Third, God is still ruling and will one day bring perfect justice. At the Last Judgment, God will make everything right and punish all wickedness. The problem is that I won't be able to stand in that judgment. There is much wickedness outside of me, but also much wickedness inside me. I have hatred, greed, pride and selfishness and it comes out in every direction in my life.

Fourth, the only way I can stand in that judgment is by the sacrificial death of Jesus my Savior on my behalf. While God is just, he is also loving, and he showed his love and justice by sending his own Son to die in the place of sinners like me. Jesus was an innocent man killed by the Roman police of his day. God satisfied all justice, leaving no wickedness unpunished, yet made a way for sinners like me to know his love. He reconciles individuals to himself, and he reconciles groups of people who are hostile to each other, Jew and Gentile, black and white. If you want to see perfect justice in the world today, powerful enough to heal all division, the only place you can look is the cross of Jesus Christ.

Finally, for those who have been forgiven and know his love, we are given changed hearts to love our enemies as Christ loved us and to sacrifice our lives and he sacrificed his life for us. Christian do not do this perfectly. It is easy to label us as hypocrites because we are sinners saved by grace.
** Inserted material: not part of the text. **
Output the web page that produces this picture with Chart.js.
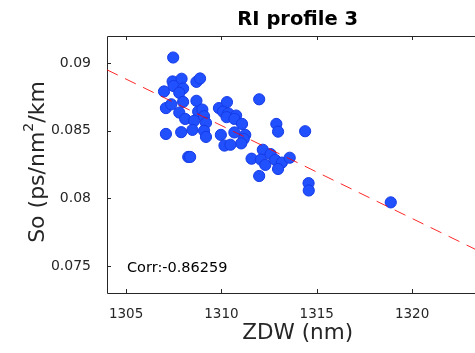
<!DOCTYPE html>
<html>
<head>
<meta charset="utf-8">
<script src="https://cdn.jsdelivr.net/npm/chart.js@4.4.1/dist/chart.umd.min.js"></script>
<style>
  html, body { margin: 0; padding: 0; background: #fff; overflow: hidden; }
  #wrap { width: 475px; height: 353px; overflow: hidden; }
</style>
</head>
<body>
<div id="wrap"><canvas id="riChart" width="495" height="353"></canvas></div>
<script>
// RI profile 3 - ZDW vs slope scatter

const zdw = [
  1307.47, 1306.99, 1307.09, 1307.09, 1307.44, 1307.49, 1307.91, 1307.99, 1307.79, 1307.99,
  1307.37, 1307.79, 1308.10, 1307.89, 1308.69, 1308.88, 1308.69, 1308.78, 1309.00, 1308.57,
  1308.48, 1309.09, 1309.19, 1309.09, 1309.19, 1308.26, 1308.36, 1309.87, 1310.29, 1310.08,
  1310.36, 1310.27, 1310.77, 1310.68, 1311.08, 1309.97, 1310.68, 1311.25, 1311.17, 1311.04,
  1310.16, 1310.47, 1311.98, 1312.88, 1312.97, 1314.39, 1312.17, 1312.58, 1311.58, 1312.07,
  1312.30, 1312.82, 1313.17, 1313.58, 1312.97, 1311.98, 1314.57, 1314.58, 1318.88
];
const slope = [
  0.09041, 0.08790, 0.08667, 0.08476, 0.08864, 0.08830, 0.08884, 0.08812, 0.08780, 0.08713,
  0.08695, 0.08634, 0.08587, 0.08489, 0.08861, 0.08886, 0.08721, 0.08641, 0.08656, 0.08573,
  0.08506, 0.08607, 0.08558, 0.08499, 0.08454, 0.08306, 0.08306, 0.08667, 0.08711, 0.08641,
  0.08628, 0.08600, 0.08612, 0.08587, 0.08550, 0.08469, 0.08487, 0.08469, 0.08439, 0.08406,
  0.08390, 0.08396, 0.08732, 0.08550, 0.08493, 0.08496, 0.08359, 0.08327, 0.08293, 0.08286,
  0.08247, 0.08284, 0.08264, 0.08300, 0.08217, 0.08165, 0.08112, 0.08058, 0.07970
];

// fitted line, end points
const fitX = [1304, 1324];
const fitY = [0.0895, 0.07576];

const xTicks = [1305, 1310, 1315, 1320];
const yTicks = [0.075, 0.08, 0.085, 0.09];
const xRange = [1304, 1324];
const yRange = [0.073, 0.092];

const chartTitle = 'RI profile 3';
const xTitle = 'ZDW (nm)';
const yTitleParts = ['So (ps/nm', '2', '/km'];
const corrLabel = 'Corr:-0.86259';

const axisColor = '#262626';
const fontFamily = '"DejaVu Sans", "Liberation Sans", Arial, sans-serif';

// MATLAB-like box with inward ticks, title, y label with superscript, corr note
const matlabAxes = {
  id: 'matlabAxes',
  beforeDatasetsDraw(chart) {
    const { ctx, chartArea: a, scales } = chart;
    ctx.save();
    ctx.strokeStyle = axisColor;
    ctx.lineWidth = 1;
    ctx.beginPath();
    ctx.rect(Math.round(a.left) + 0.5, Math.round(a.top) + 0.5,
             Math.round(a.right - a.left), Math.round(a.bottom - a.top));
    xTicks.forEach(v => {
      const x = Math.round(scales.x.getPixelForValue(v)) + 0.5;
      ctx.moveTo(x, a.bottom); ctx.lineTo(x, a.bottom - 4);
      ctx.moveTo(x, a.top); ctx.lineTo(x, a.top + 4);
    });
    yTicks.forEach(v => {
      const y = Math.round(scales.y.getPixelForValue(v)) + 0.5;
      ctx.moveTo(a.left, y); ctx.lineTo(a.left + 4, y);
      ctx.moveTo(a.right, y); ctx.lineTo(a.right - 4, y);
    });
    ctx.stroke();
    ctx.restore();
  },
  afterDraw(chart) {
    const { ctx, chartArea: a } = chart;
    ctx.save();
    // title, centred on the axes box
    ctx.fillStyle = '#000';
    ctx.font = 'bold 19.5px ' + fontFamily;
    ctx.textAlign = 'center';
    ctx.textBaseline = 'middle';
    ctx.fillText(chartTitle, (a.left + a.right) / 2, 19.5);

    // corr note
    ctx.font = '14.5px ' + fontFamily;
    ctx.textBaseline = 'middle';
    ctx.textAlign = 'left';
    ctx.fillText(corrLabel, 127, 268);

    // y title, rotated, with superscript
    const big = '22px ' + fontFamily;
    const small = '14px ' + fontFamily;
    ctx.font = big;
    const w1 = ctx.measureText(yTitleParts[0]).width;
    const w3 = ctx.measureText(yTitleParts[2]).width;
    ctx.font = small;
    const w2 = ctx.measureText(yTitleParts[1]).width;
    const total = w1 + w2 + w3;
    ctx.translate(37, 162);
    ctx.rotate(-Math.PI / 2);
    ctx.fillStyle = axisColor;
    ctx.textBaseline = 'alphabetic';
    let x = -total / 2;
    ctx.font = big;
    ctx.fillText(yTitleParts[0], x, 7);
    x += w1;
    ctx.font = small;
    ctx.fillText(yTitleParts[1], x, -4);
    x += w2;
    ctx.font = big;
    ctx.fillText(yTitleParts[2], x, 7);
    ctx.restore();
  }
};

const ctx = document.getElementById('riChart');

new Chart(ctx, {
  type: 'scatter',
  data: {
    datasets: [
      {
        label: 'data',
        data: zdw.map((v, i) => ({ x: v, y: slope[i] })),
        backgroundColor: '#2150ff',
        borderColor: '#143be6',
        borderWidth: 1,
        pointRadius: 5.6,
        order: 2
      },
      {
        label: 'fit',
        type: 'line',
        data: fitX.map((v, i) => ({ x: v, y: fitY[i] })),
        borderColor: 'rgba(255,0,0,0.85)',
        borderWidth: 1,
        borderDash: [12, 8],
        pointRadius: 0,
        fill: false,
        order: 1
      }
    ]
  },
  options: {
    responsive: false,
    animation: false,
    layout: { padding: { left: 0, right: 4, top: 36, bottom: 0 } },
    plugins: {
      legend: { display: false },
      tooltip: { enabled: false },
      title: { display: false }
    },
    scales: {
      x: {
        type: 'linear',
        min: xRange[0],
        max: xRange[1],
        grid: { display: false },
        border: { display: false },
        afterBuildTicks: scale => { scale.ticks = xTicks.map(v => ({ value: v })); },
        afterFit: scale => { scale.height = 60; },
        ticks: {
          color: axisColor,
          padding: 5,
          maxRotation: 0,
          font: { family: fontFamily, size: 13.5 },
          callback: v => String(v)
        },
        title: {
          display: true,
          text: xTitle,
          color: axisColor,
          font: { family: fontFamily, size: 21.5 },
          padding: { top: 0, bottom: 7 }
        }
      },
      y: {
        type: 'linear',
        min: yRange[0],
        max: yRange[1],
        grid: { display: false },
        border: { display: false },
        afterBuildTicks: scale => { scale.ticks = yTicks.map(v => ({ value: v })); },
        afterFit: scale => { scale.width = 107; },
        ticks: {
          color: axisColor,
          padding: 8,
          font: { family: fontFamily, size: 14 },
          callback: v => String(v)
        }
      }
    }
  },
  plugins: [matlabAxes]
});
</script>
</body>
</html>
Our prayer is that God will work out his love and justice, bought and paid for at the cross, through sinners like us.

This is the Christian faith. It is what Dr. Martin Luther King Jr. believed. It is what many African Americans believe, in a greater percentage than white Americans. It was believed before America was founded and the scourge of American slavery was started, and it will be believed after America is dead and gone. By God's grace that won't happen soon.